Created on Thursday, 14 April 2011 19:34 Published Date Hits: 291
Google launched, in what appears to be a break with its automated mass-indexing approach to the web, a new website aimed exclusively at fashion and the shopping online for apparel experience. While the launch of such a personalized website appears to be an aberration for Google who have traditionally looked at the globe as their playground and the world’s population as their targets it actually is not.
Google has always refined its search towards two guiding points: segmentation and personalization within the wider matrix of a global presence.
Boutiques (www.boutiques.com) takes the company’s philosophy regarding search into the next natural step. In creating boutiques Google has taken its search from global text-driven results which in search are an iffy proposition to visual, drilled-down ones. But that is not all it has done.
Google has, increasingly, being biased towards brands as focal points of online authority. Nike, sneakers, the company is always going to be thought of as a more authoritative source of Nike news than any retailer, no matter how successful, for instance. In Boutiques Google allows the manufacturers to register their presence ensuring that brands get a preferential status.
To create its unique website which Google hopes it will become the focus of fashionistas everywhere, Google hired a designer to help categorize fashion items and code a search engine that can now see colour and it involved 100 fashion students to help tag items.
The result is that Google has used automation and personalization to create an algorithm which can now help you find a ‘look’ make automatic clothes choices suggestions for you and enables the fashion-conscious be erm, even more fashion conscious than usual.
Google’s combination of wetware (i.e. flesh & blood designers) and software has taken search engine technology into an entirely new level. Just employing brains to do the hard work of breaking things down into rules of fashion and tagging items wasn’t enough. What Google needed to pull this off was to create a search engine that can actually see colour.
Theoretically that is not difficult to do. All you need is to look at a picture, analyse its RGB values and you suddenly have not just a good idea of the colour on a picture (which for humans can be subjective) but an exact match. Except that pictures are notoriously difficult to analyse accurately for colour. The model’s hair on a garment, the tone of her skin or a brightly coloured accessory are sufficient to alter RGB values and render a colour match useless.

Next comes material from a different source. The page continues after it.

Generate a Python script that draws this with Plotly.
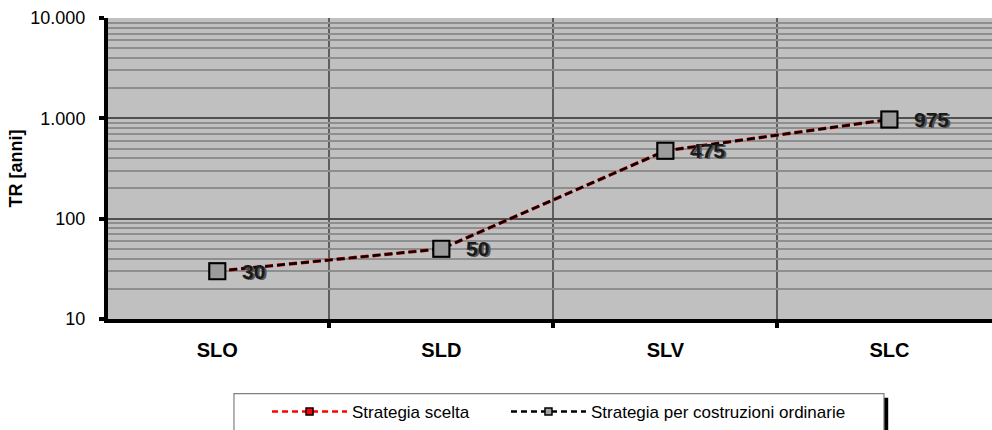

To deal with this Google did what it does best: it pioneered new software. "So we created special computer vision technology just tailored for fashion that looks inside the photograph and really cuts out the item from its background," says Google’s Director of Product Management, Munjal Shah explaining this at an interview. "Nowhere on the Web has someone built an algorithm to do this," he continued.
It’s kinds funny to talk about fashion when the global economy is still in a recession that Google would choose this moment to roll out a fashion search engine but the timing could not be better. Boutiques uses a unique combination of human expertise and a rules-based system to help users find the perfect look for them. But as always with rules-based systems the results are always less than perfect.
In true Google fashion which does not have a definitive beta-testing process they have brought out a site which is lightyears ahead of everyone else and they will now have to work really hard to refine it as it goes along.
With the global market picking up around 2012 Google’s timing could not have been more perfect.
Update: Following the success of Google+ - Google's social network, Boutiques is one of the victims of a rationalisation of Google's projects and its focus on socialising the web.